Overview
- Line number: 9111
- Locale: Lower Saxony, Germany

Service
- Route number: formerly 162, 109b

Technical
- Line length: 57.13 km (35.50 mi)
- Track gauge: 1,435 mm (4 ft 8+1⁄2 in) standard gauge
- Operating speed: 60 km/h (37 mph)
- Maximum incline: 1.7%

= Lüneburg–Soltau railway =

Railway line in Germany

The Lüneburg–Soltau railway is a standard gauge railway line in North Germany operated by the East Hanoverian Railways (Osthannoversche Eisenbahnen or OHE).

== History ==
After a lengthy planning phase the 57 km long railway from Lüneburg to Soltau was opened on 13 June 1913 by the Lüneburg–Soltau Light Railway. This company had been founded on 15 February 1911 by the Prussian state, the Province of Hanover and the districts of Lüneburg and Soltau.

It ran from Lüneburg through the middle of the Lüneburg Heath via Amelinghausen-Sottorf and Hützel, where it was joined by the line from Winsen, which had been built by the Winsen–Evendorf–Hützel Light Railway. Finally it reached the railway hub of Soltau, where it share the same station as the Celle–Soltau railway and, from 1920, the Soltau–Neuenkirchen railway as well, which enabled passengers to transfer to the state railway.
Running powers for the line in the period 1 June 1923 to July 1944 were the responsibility of the State Light Railway Office of the Province of Hanover.
On 1 January 1944 the light railway company merged with the Soltau-Neuenkirchen Light Railway Company to form the Lüneburg-Soltau Railway Company, but this was absorbed the same year, on 11 July 1944, into the East Hanoverian Railways.

The inclines on the line are the most demanding in the OHE's network as its popular name Gebirgsbahn ('hill railway') testifies. It has a height difference of over 100 metres.

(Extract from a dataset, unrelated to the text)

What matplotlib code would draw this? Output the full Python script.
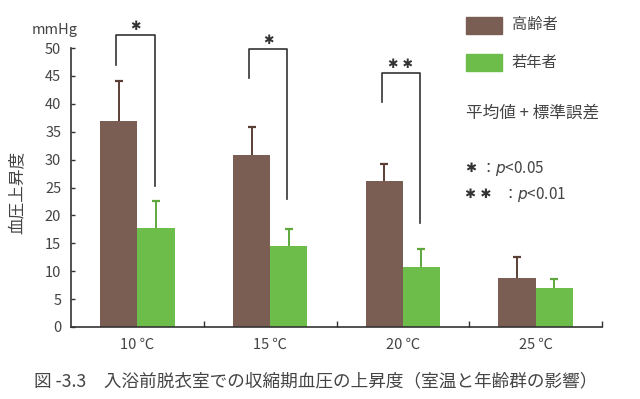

In 1973 the Soltau–Hützel section was incorporated into Celle's remotely controlled section. The signal box for this is at Soltau Süd. However, due to the decline in traffic, remote-control is superfluous and, since 2001, is no longer in use on this section. The signals in Hützel and Lüneburg Süd are meanwhile controlled by Celle. The station of Melbeck-Embsen has its own signal box with push-button routing.

== Operations ==

=== Passenger services ===
Passenger traffic was moderate in the early years. From 1932 to 1936 three Wismar railbuses were procured which handled all the passenger duties. Only schoolchildren and excursion services were operated by normal trains. The service was very modest; in 1938 there were three pairs of through trains daily, and other trains on the sections from Lüneburg to Amelinghausen and Soltau to Hützel.
After 1950 five to six train pairs ran daily. Between 1950 and 1960 semi-fast railbuses (Eiltriebwagen) were introduced, running from Lüneburg via Soltau to Celle.
From 28 May 1961 passenger trains called at the Deutsche Bundesbahn (DB) station in Soltau. This made it easier to catch connexions. In Lüneburg an agreement was reached with the DB to allow for a ten-minute walk to the DB station.

On 27 June 1975 passenger services between Soltau and Schwindebeck were withdrawn; the remaining passenger trains followed suit on 21 May 1977.

The Lüneburg Transport Society (Arbeitsgemeinschaft Verkehrsfreunde Lüneburg) offers trips on historic trains at weekends during the summer months and in December between Lüneburg and Hützel under the name "Heath Express" (Heide Express).

=== Goods traffic ===
To begin with the transportation of agricultural goods dominated. In Lüneburg the saltworks had a large siding and was an important customer.
From the 1960s in Drögennindorf and Hambostel there were mixing plants for road construction materials; they were big customers of the railway for a period of time.
The most important goods customer was the compound fertiliser factory at Embsen. They transported a million tonnes of freight and, during their peak years, made up 30 per cent of the entire freight transported by the OHE.
In 1989 fertiliser production in Embsen ceased. Until then there had been three local goods trains daily on the line; since 2006 only three per week. Through traffic, too, has reduced. In 1980 there were up to four trains per day, by 2006 on the Soltau–Hützel section only three per week.